A strong assumption holds that
qui-clauses (see 32c) are reminiscent of infinitival complements with subject extraction and ECM-like case assignment, as seen in (32a,b):
32. | a. | *On croit cet homme être malade |
| b. | L’homme qu’on crois [t être malade] |
| c. | Un homme que je crois [qu+i t est malade] |
The subject cannot be case-marked in (32a).

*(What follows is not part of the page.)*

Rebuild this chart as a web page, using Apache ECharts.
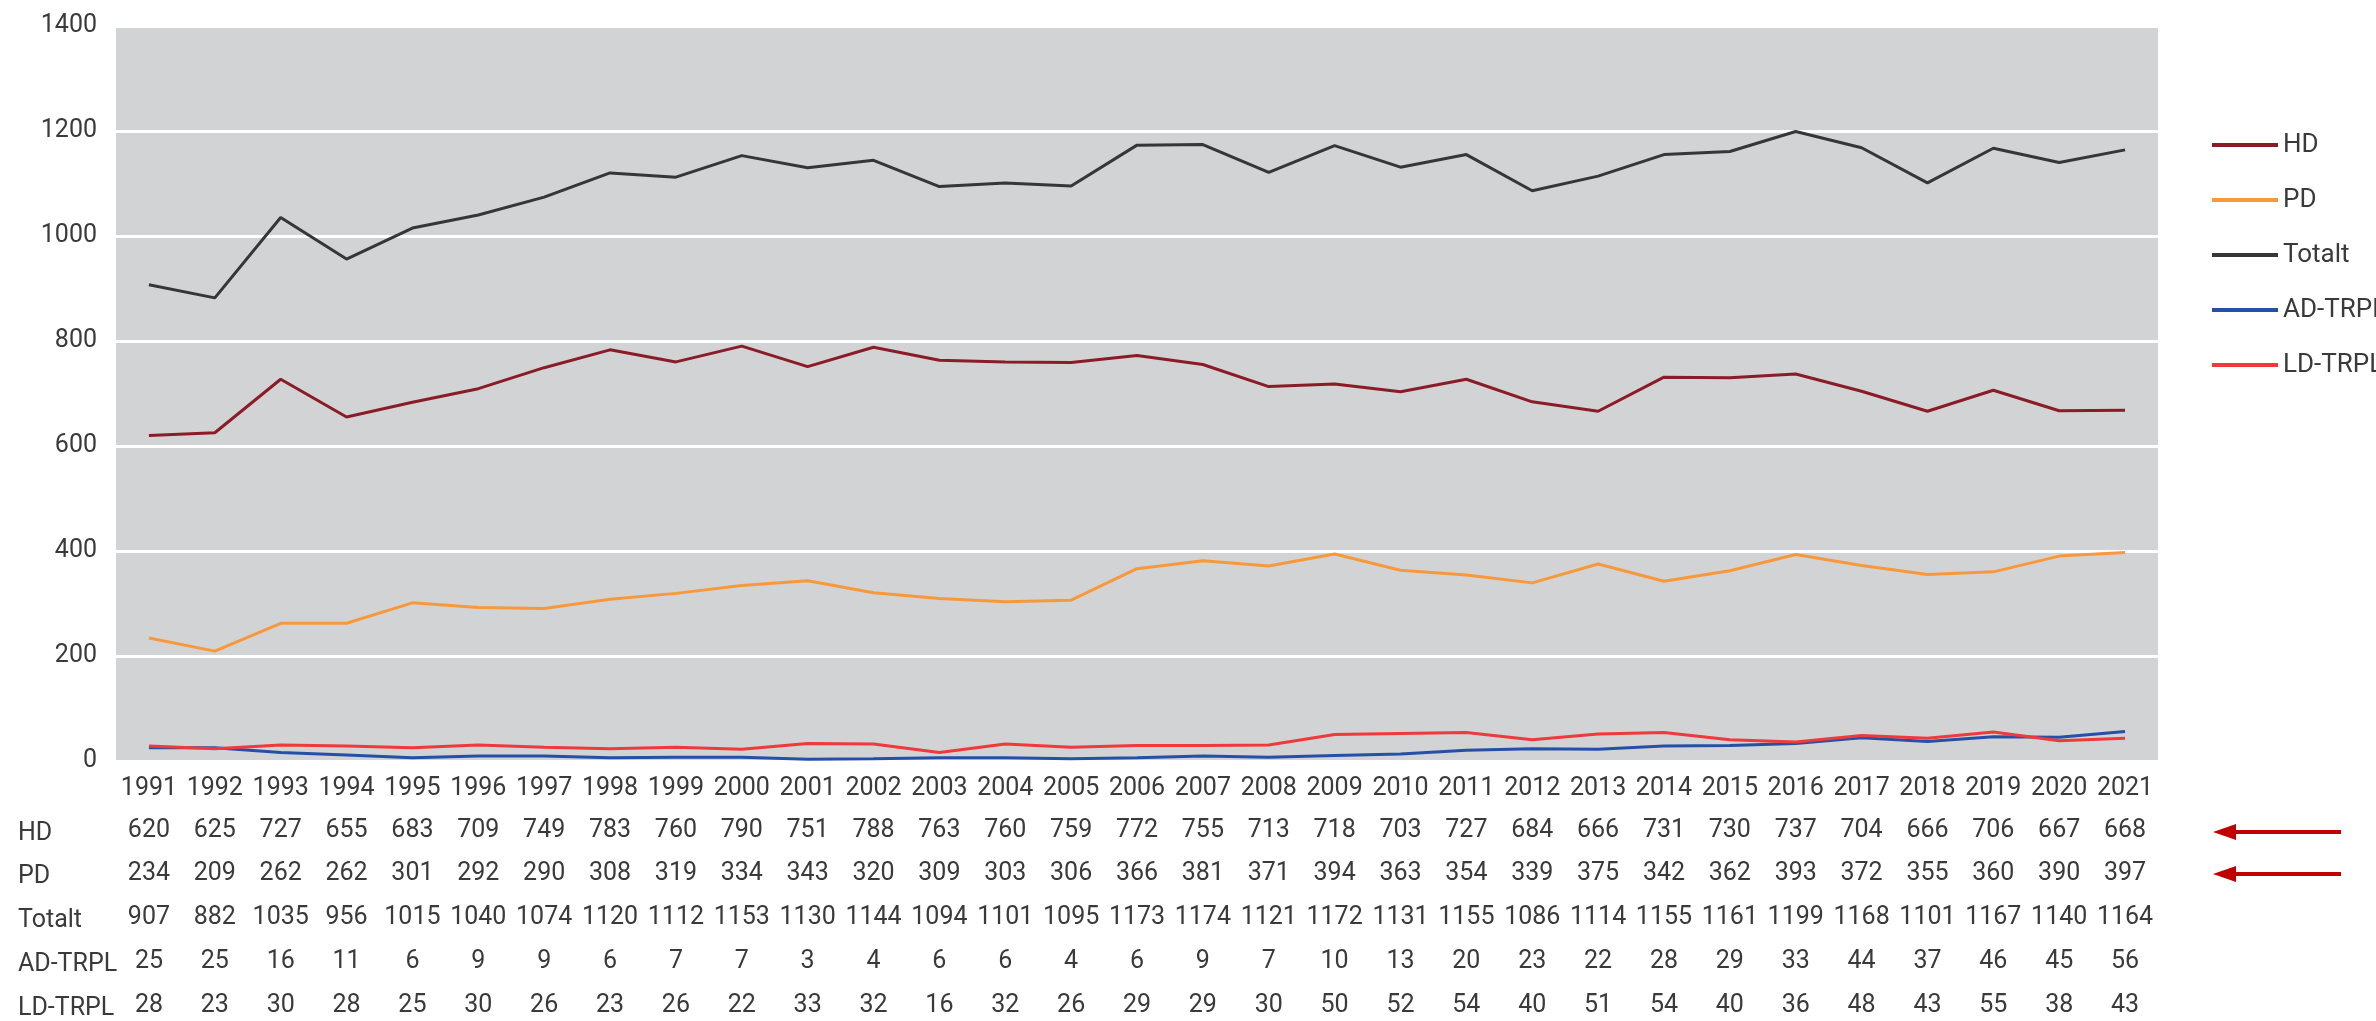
<!DOCTYPE html>
<html>
<head>
<meta charset="utf-8">
<script src="https://cdn.jsdelivr.net/npm/echarts@6/dist/echarts.min.js"></script>
<style>
  html, body { margin: 0; padding: 0; background: #fff; }
  #chart { width: 2376px; height: 1021px; }
</style>
</head>
<body>
<div id="chart"></div>
<script>
const years = ['1991', '1992', '1993', '1994', '1995', '1996', '1997', '1998', '1999', '2000',
  '2001', '2002', '2003', '2004', '2005', '2006', '2007', '2008', '2009', '2010',
  '2011', '2012', '2013', '2014', '2015', '2016', '2017', '2018', '2019', '2020', '2021']
const hd = [620, 625, 727, 655, 683, 709, 749, 783, 760, 790, 751, 788, 763, 760, 759, 772,
  755, 713, 718, 703, 727, 684, 666, 731, 730, 737, 704, 666, 706, 667, 668]
const pd = [234, 209, 262, 262, 301, 292, 290, 308, 319, 334, 343, 320, 309, 303, 306, 366,
  381, 371, 394, 363, 354, 339, 375, 342, 362, 393, 372, 355, 360, 390, 397]
const totalt = [907, 882, 1035, 956, 1015, 1040, 1074, 1120, 1112, 1153, 1130, 1144, 1094, 1101, 1095, 1173,
  1174, 1121, 1172, 1131, 1155, 1086, 1114, 1155, 1161, 1199, 1168, 1101, 1167, 1140, 1164]
const adTrpl = [25, 25, 16, 11, 6, 9, 9, 6, 7, 7, 3, 4, 6, 6, 4, 6,
  9, 7, 10, 13, 20, 23, 22, 28, 29, 33, 44, 37, 46, 45, 56]
const ldTrpl = [28, 23, 30, 28, 25, 30, 26, 23, 26, 22, 33, 32, 16, 32, 26, 29,
  29, 30, 50, 52, 54, 40, 51, 54, 40, 36, 48, 43, 55, 38, 43]
const yTicks = { min: 0, max: 1400, interval: 200 }

const textColor = '#3a3a3a'
const font = 'Roboto'

const rows = [
  { name: 'HD', values: hd, color: '#8a1c28' },
  { name: 'PD', values: pd, color: '#f7993b' },
  { name: 'Totalt', values: totalt, color: '#363636' },
  { name: 'AD-TRPL', values: adTrpl, color: '#2550a8' },
  { name: 'LD-TRPL', values: ldTrpl, color: '#f0393a' },
]

// table rows under the plot, one hidden category axis each
const tableAxes = rows.map((row, i) => ({
  type: 'category',
  position: 'bottom',
  offset: 42 + i * 43.8,
  data: row.values.map(String),
  axisLine: { show: false },
  axisTick: { show: false },
  axisLabel: { interval: 0, margin: 15, color: textColor, fontSize: 25, fontFamily: font },
  name: row.name,
  nameLocation: 'start',
  nameGap: 98,
  nameTextStyle: { align: 'left', verticalAlign: 'top', padding: [18, 0, 0, 0], color: textColor, fontSize: 25, fontFamily: font },
}))

const arrow = (y) => ({
  type: 'group',
  children: [
    { type: 'line', shape: { x1: 2232, y1: y, x2: 2341, y2: y }, style: { stroke: '#c00000', lineWidth: 4 } },
    { type: 'polygon', shape: { points: [[2213, y], [2236, y - 8], [2236, y + 8]] }, style: { fill: '#c00000' } },
  ],
})

const chart = echarts.init(document.getElementById('chart'))
chart.setOption({
  animation: false,
  textStyle: { fontFamily: font, color: textColor },
  grid: {
    left: 116, right: 218, top: 26, bottom: 260,
    show: true, backgroundColor: '#d2d3d5', borderWidth: 0,
  },
  legend: {
    orient: 'vertical',
    left: 2207,
    top: 127,
    itemWidth: 66,
    itemHeight: 14,
    itemGap: 29,
    icon: 'path://M0,5 L66,5 L66,9 L0,9 Z',
    textStyle: { color: textColor, fontSize: 26, fontFamily: font },
    data: rows.map((r) => ({ name: r.name, itemStyle: { color: r.color } })),
  },
  xAxis: [
    {
      type: 'category',
      data: years,
      boundaryGap: true,
      axisLine: { show: false },
      axisTick: { show: false },
      axisLabel: { interval: 0, margin: 15, color: textColor, fontSize: 25, fontFamily: font },
    },
    ...tableAxes,
  ],
  yAxis: {
    type: 'value',
    min: yTicks.min,
    max: yTicks.max,
    interval: yTicks.interval,
    axisLine: { show: false },
    axisTick: { show: false },
    axisLabel: { margin: 19, color: textColor, fontSize: 25, fontFamily: font, formatter: (v) => String(v) },
    splitLine: { lineStyle: { color: '#ffffff', width: 3 } },
  },
  series: rows.map((r) => ({
    name: r.name,
    type: 'line',
    data: r.values,
    symbol: 'none',
    lineStyle: { color: r.color, width: 3 },
    itemStyle: { color: r.color },
  })),
  graphic: [arrow(832), arrow(874)],
})
</script>
</body>
</html>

However, when the subject is wh-extracted, ungrammaticality dissolves (cf. 32b, c).
In (33), we reproduced the syntactic representation of Mackenzie’s analysis: abstracting away from the cartographic details of it, the most relevant aspect is that the wh-subject cannot be case-marked (either in vP or in [Spec, TP]) and has to enter a probe-goal relation, with a higher probe in the superordinate clause.
33. |
|
According to Mackenzie’s proposal, the French data confirm what we have hitherto assumed:
- (i)
Irrespective of [Spec, TP] being the locus of cyclic wh-extraction, that position does not enter a probe-goal relation with the phase head.
- (ii)
The nominative case is ‘absorbed’—i.e., in Mackenzie’s terminology, “discharged”—by -i, which overtly manifests Agree.

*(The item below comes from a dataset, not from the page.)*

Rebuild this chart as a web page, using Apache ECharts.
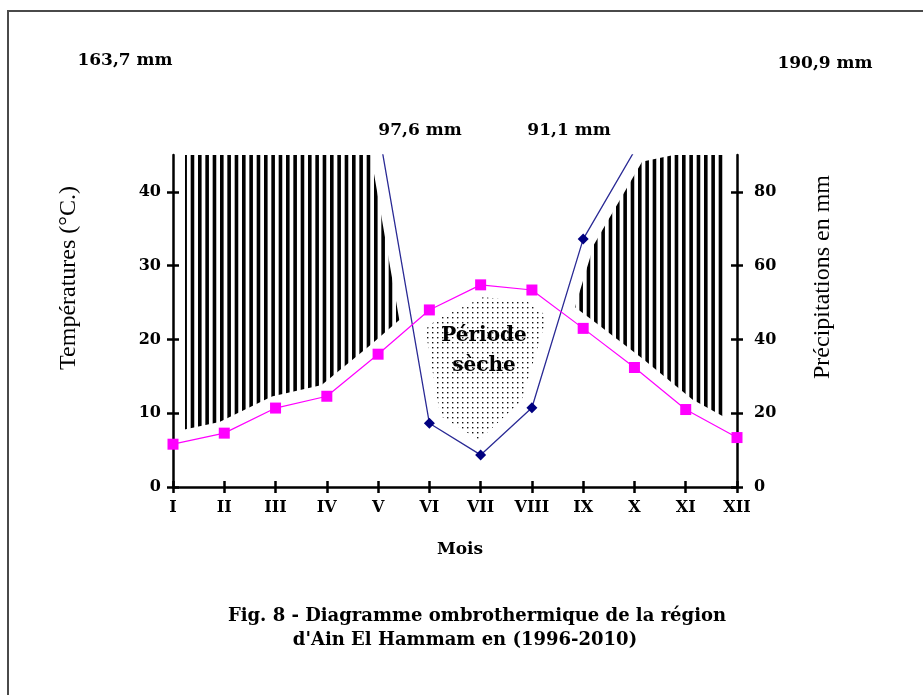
<!DOCTYPE html>
<html>
<head>
<meta charset="utf-8">
<script src="https://cdn.jsdelivr.net/npm/echarts@6/dist/echarts.min.js"></script>
<style>
html,body{margin:0;padding:0;background:#fff}
#main{width:923px;height:695px}
</style>
</head>
<body>
<div id="main"></div>
<script>
/* diagramme ombrothermique - Ain El Hammam */
var mois = ['I','II','III','IV','V','VI','VII','VIII','IX','X','XI','XII'];
var temperatures = [5.8, 7.3, 10.7, 12.3, 18.0, 24.0, 27.4, 26.7, 21.5, 16.2, 10.5, 6.7];
// null = hors echelle, valeur non lisible sur la figure
var precipitations = [163.7, null, null, null, 97.6, 17.3, 8.7, 21.5, 67.2, 91.1, null, 190.9];
var ticksT = [0, 10, 20, 30, 40];
var ticksP = [0, 20, 40, 60, 80];
var annotations = ['163,7 mm', '190,9 mm', '97,6 mm', '91,1 mm'];

var serif = 'DejaVu Serif';
var CAP = 47; // un peu au dessus du cadre, coupe par clip

// motifs
function motifHachures(){
    var c = document.createElement('canvas');
    c.width = 22; c.height = 4;
    var g = c.getContext('2d');
    g.fillStyle = '#000';
    for (var k = 0; k < 3; k++) g.fillRect(k * 22 / 3, 0, 3.6, 4);
    return c;
}
function motifPoints(){
    var c = document.createElement('canvas');
    c.width = 5; c.height = 5;
    var g = c.getContext('2d');
    g.fillStyle = '#111';
    g.fillRect(2, 2, 1.4, 1.4);
    return c;
}
var hachures = {type: 'pattern', image: motifHachures(), repeat: 'repeat'};
var pointilles = {type: 'pattern', image: motifPoints(), repeat: 'repeat'};

// zones humide (P > 2T) et seche (P < 2T)
function calcZones(){
    var pts = [];
    for (var i = 0; i < 11; i++) {
        var h0 = precipitations[i] == null ? CAP : precipitations[i] / 2;
        var h1 = precipitations[i + 1] == null ? CAP : precipitations[i + 1] / 2;
        var t0 = temperatures[i], t1 = temperatures[i + 1];
        var fs = [0, 1], cross = {};
        if ((h0 - CAP) * (h1 - CAP) < 0) fs.push((CAP - h0) / (h1 - h0));
        var d0 = h0 - t0, d1 = h1 - t1;
        if (d0 * d1 < 0) { var fc = d0 / (d0 - d1); fs.push(fc); cross[fc] = true; }
        fs.sort(function(a, b){ return a - b; });
        for (var k = (i == 0 ? 0 : 1); k < fs.length; k++) {
            var f = fs[k], h = h0 + (h1 - h0) * f, t = t0 + (t1 - t0) * f;
            pts.push({x: i + 1 + f, h: h, u: Math.min(h, CAP), t: t, c: !!cross[f]});
        }
    }
    var zones = [], run = [pts[0]];
    for (var j = 1; j < pts.length; j++) {
        run.push(pts[j]);
        if (pts[j].c || j == pts.length - 1) { zones.push(run); run = [pts[j]]; }
    }
    return zones.map(function(r){
        var mid = r[Math.floor(r.length / 2)];
        var humide = mid.u > mid.t;
        var haut = r.map(function(p){ return [p.x, humide ? p.u : p.t]; });
        var bas = r.map(function(p){ return [p.x, humide ? p.t : p.h]; }).reverse();
        return {humide: humide, pts: haut.concat(bas)};
    });
}
var zones = calcZones();

var axeLigne = {show: true, lineStyle: {color: '#000', width: 2.5}};
var labelStyle = {color: '#000', fontFamily: serif, fontWeight: 'bold', fontSize: 16};
var fontTexte = 'bold 17px "DejaVu Serif"';

option = {
    animation: false,
    backgroundColor: '#fff',
    grid: {left: 173, right: 186, top: 155, bottom: 208},
    xAxis: [
        {
            type: 'value', min: 1, max: 12, interval: 1, z: 1,
            axisLine: axeLigne,
            axisTick: {length: 6, lineStyle: {color: '#000', width: 2.5}},
            axisLabel: Object.assign({margin: 13, formatter: function(v){ return mois[v - 1]; }}, labelStyle),
            splitLine: {show: false},
            name: 'Mois', nameLocation: 'middle', nameGap: 54,
            nameTextStyle: {color: '#000', fontFamily: serif, fontWeight: 'bold', fontSize: 17, padding: [0, 0, 0, 10]}
        },
        {
            type: 'value', min: 1, max: 12, interval: 1, z: 1, position: 'bottom',
            axisLine: {show: false},
            axisTick: {inside: true, length: 6, lineStyle: {color: '#000', width: 2.5}},
            axisLabel: {show: false}, splitLine: {show: false}
        }
    ],
    yAxis: [
        {
            type: 'value', min: 0, max: 45, interval: 10, position: 'left', z: 1,
            axisLine: axeLigne,
            axisTick: {length: 6, customValues: ticksT, lineStyle: {color: '#000', width: 2.5}},
            axisLabel: Object.assign({margin: 12, customValues: ticksT}, labelStyle),
            splitLine: {show: false}
        },
        {
            type: 'value', min: 0, max: 90, interval: 20, position: 'right', z: 1,
            axisLine: axeLigne,
            axisTick: {length: 6, customValues: ticksP, lineStyle: {color: '#000', width: 2.5}},
            axisLabel: Object.assign({margin: 17, customValues: ticksP}, labelStyle),
            splitLine: {show: false}
        },
        {
            type: 'value', min: 0, max: 45, position: 'left', z: 1,
            axisLine: {show: false},
            axisTick: {inside: true, length: 6, customValues: ticksT, lineStyle: {color: '#000', width: 2.5}},
            axisLabel: {show: false}, splitLine: {show: false}
        },
        {
            type: 'value', min: 0, max: 90, position: 'right', z: 1,
            axisLine: {show: false},
            axisTick: {inside: true, length: 6, customValues: ticksP, lineStyle: {color: '#000', width: 2.5}},
            axisLabel: {show: false}, splitLine: {show: false}
        }
    ],
    graphic: [
        {type: 'rect', z: 0, shape: {x: 8, y: 11, width: 1200, height: 1200},
            style: {fill: 'none', stroke: '#4a4a4a', lineWidth: 2}},
        {type: 'text', z: 10, x: 125, y: 61, style: {text: annotations[0], font: fontTexte, fill: '#000', align: 'center', verticalAlign: 'middle'}},
        {type: 'text', z: 10, x: 825, y: 64, style: {text: annotations[1], font: fontTexte, fill: '#000', align: 'center', verticalAlign: 'middle'}},
        {type: 'text', z: 10, x: 420, y: 131, style: {text: annotations[2], font: fontTexte, fill: '#000', align: 'center', verticalAlign: 'middle'}},
        {type: 'text', z: 10, x: 569, y: 131, style: {text: annotations[3], font: fontTexte, fill: '#000', align: 'center', verticalAlign: 'middle'}},
        {type: 'text', z: 10, x: 69, y: 278, rotation: Math.PI / 2,
            style: {text: 'Températures (°C.)', font: '24px "Liberation Serif"', fill: '#000', align: 'center', verticalAlign: 'middle'}},
        {type: 'text', z: 10, x: 823, y: 277, rotation: Math.PI / 2,
            style: {text: 'Précipitations en mm', font: '24px "Liberation Serif"', fill: '#000', align: 'center', verticalAlign: 'middle'}},
        {type: 'text', z: 10, x: 484, y: 351, style: {text: 'Période\nsèche', font: 'bold 20px "DejaVu Serif"', lineHeight: 30, fill: '#000', align: 'center', verticalAlign: 'middle'}},
        {type: 'text', z: 10, x: 477, y: 616, style: {text: 'Fig. 8 - Diagramme ombrothermique de la région', font: 'bold 18px "DejaVu Serif"', fill: '#000', align: 'center', verticalAlign: 'middle'}},
        {type: 'text', z: 10, x: 465, y: 640, style: {text: 'd\'Ain El Hammam en (1996-2010)', font: 'bold 18px "DejaVu Serif"', fill: '#000', align: 'center', verticalAlign: 'middle'}}
    ],
    series: [
        {
            type: 'custom', z: 0, clip: true, silent: true,
            xAxisIndex: 0, yAxisIndex: 0,
            renderItem: function(params, api){
                var zn = zones[params.dataIndex];
                return {
                    type: 'polygon',
                    shape: {points: zn.pts.map(function(p){ return api.coord(p); })},
                    style: {fill: zn.humide ? hachures : pointilles, stroke: '#fff', lineWidth: 24, lineJoin: 'round'}
                };
            },
            data: zones.map(function(zn){ return [zn.pts[0][0], 0]; })
        },
        {
            name: 'Précipitations', type: 'line', yAxisIndex: 1, z: 2,
            symbol: 'diamond', symbolSize: 11,
            itemStyle: {color: '#000080'},
            lineStyle: {color: '#2a2a95', width: 1.3},
            data: precipitations.map(function(v, i){ return [i + 1, v]; })
        },
        {
            name: 'Températures', type: 'line', yAxisIndex: 0, z: 3,
            symbol: 'rect', symbolSize: 11,
            itemStyle: {color: '#ff00ff'},
            lineStyle: {color: '#ff00ff', width: 1.2},
            data: temperatures.map(function(v, i){ return [i + 1, v]; })
        }
    ]
};

var myChart = echarts.init(document.getElementById('main'));
myChart.setOption(option);
</script>
</body>
</html>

In (34), we introduce the French way of circumventing the that-t effect, compared with the ones we discussed in
Section 3 and
Section 4: Cimbrian, Bavarian, and French, all converge in inhibiting the Agree relation between the phasal head C/Fin and [Spec, TP]. The strategy that all the three languages share is represented by a morphologically complex C-head with the following property: The Cimbrian -
da, the Bavarian C-Agr, and the French -
i absorb the case feature, i.e., the yield/product of the Agree relation, before it can be transferred to T, preventing [Spec, TP] from entering the Agree relation with C as a suitable goal.
Regardless of the peculiar differences in every language, Mackenzie’s assumption further confirms the idea that subject extraction through a lexical COMP is only possible when case is not licensed in the T layer.
Our proposal finds further confirmation in the Italo-Romance data presented in
Brandi and Cordin (
1989):
35. | Quante ragazze | tu | credi t | che | e’ | sia | venuto | t? |
| how.many girls | you | believe | that | expl | is.sbjv | come.masc.sing |
In Florentine, wh-extraction is only possible with an expletive proclitic subject (see
e’ in 35), which shows that there cannot be agreement between T and the internal argument, along with the absence of past participle agreement; In other words, wh-subject extraction is necessary, since the subject cannot be case-marked in the embedded clause, in the same fashion as in French (see 32c). Whenever an Agree relation is established between T and the internal argument via a clitic endowed with phi-features (see
le in 35), along with the agreement of the past participle, the extraction is blocked, and the sentence is ungrammatical:
35. | Quante ragazze | tu | credi t | che | le | siano | venute | t? |
| how.many girls | you | believe | that | expl | are.sbjv | come.fem.pl |
It goes without saying that subject proclitics realize agreement (third person plural) in the T domain (see
Tomaselli and Bidese 2019).
6. Conclusions
In this paper, we have dealt with the phenomenon of that-t effect in a comparative perspective, focusing on the Germanic/Romance divide. All the languages considered here display a long wh-subject extraction across an overt COMP. In other words, they all violate/circumvent the that-t effect. Despite this superficial similarity in terms of E-language, all these languages make use of different strategies that boil down to the same mechanism in terms of I-Language: the inhibition of the Agree relation between a probe, endowed with phi-features, and [Spec, TP] as goal. In Cimbrian, this relation is inhibited because [Spec, TP] is assumed not to be projected (see
Bidese and Tomaselli 2018;
Bidese et al. 2020), and the particle -
da manifests the relation between C—the phasal head endowed with phi-features—and the low subject position without involving T. Contrarily, in a pro-drop language such as Italian, it is T which plays a major role: the incorporation of the [D] features into the T head ensures that the Case feature of T is discharged in the richly articulated morphological layer of the probe itself. In turn, [Spec, TP] does not play any role in case assignment. The same incorporation of the [D] features occurs in C, in a V2 language like Bavarian: in this variety, the case feature of C is absorbed/discharged directly on the C-head due to the phenomenon of COMP-agreement (even when the Agr exponent is Ø). In a similar way, the morphological exponent -
i—in the French complex head
qu-i—absorbs the case feature in C, resulting in the inactivation of [Spec, TP].
The general conclusion we can draw is that each of the four languages described manifests a specific facet of the same operation: [Spec, TP] ends up not being involved in the Agree relation with the probing head.
In a null subject language, the that-t effects can be circumvented by incorporating [D] in T; on the contrary, in non-pro-drop languages, [D] is incorporated in C, with the result of rendering [Spec, TP] inactive.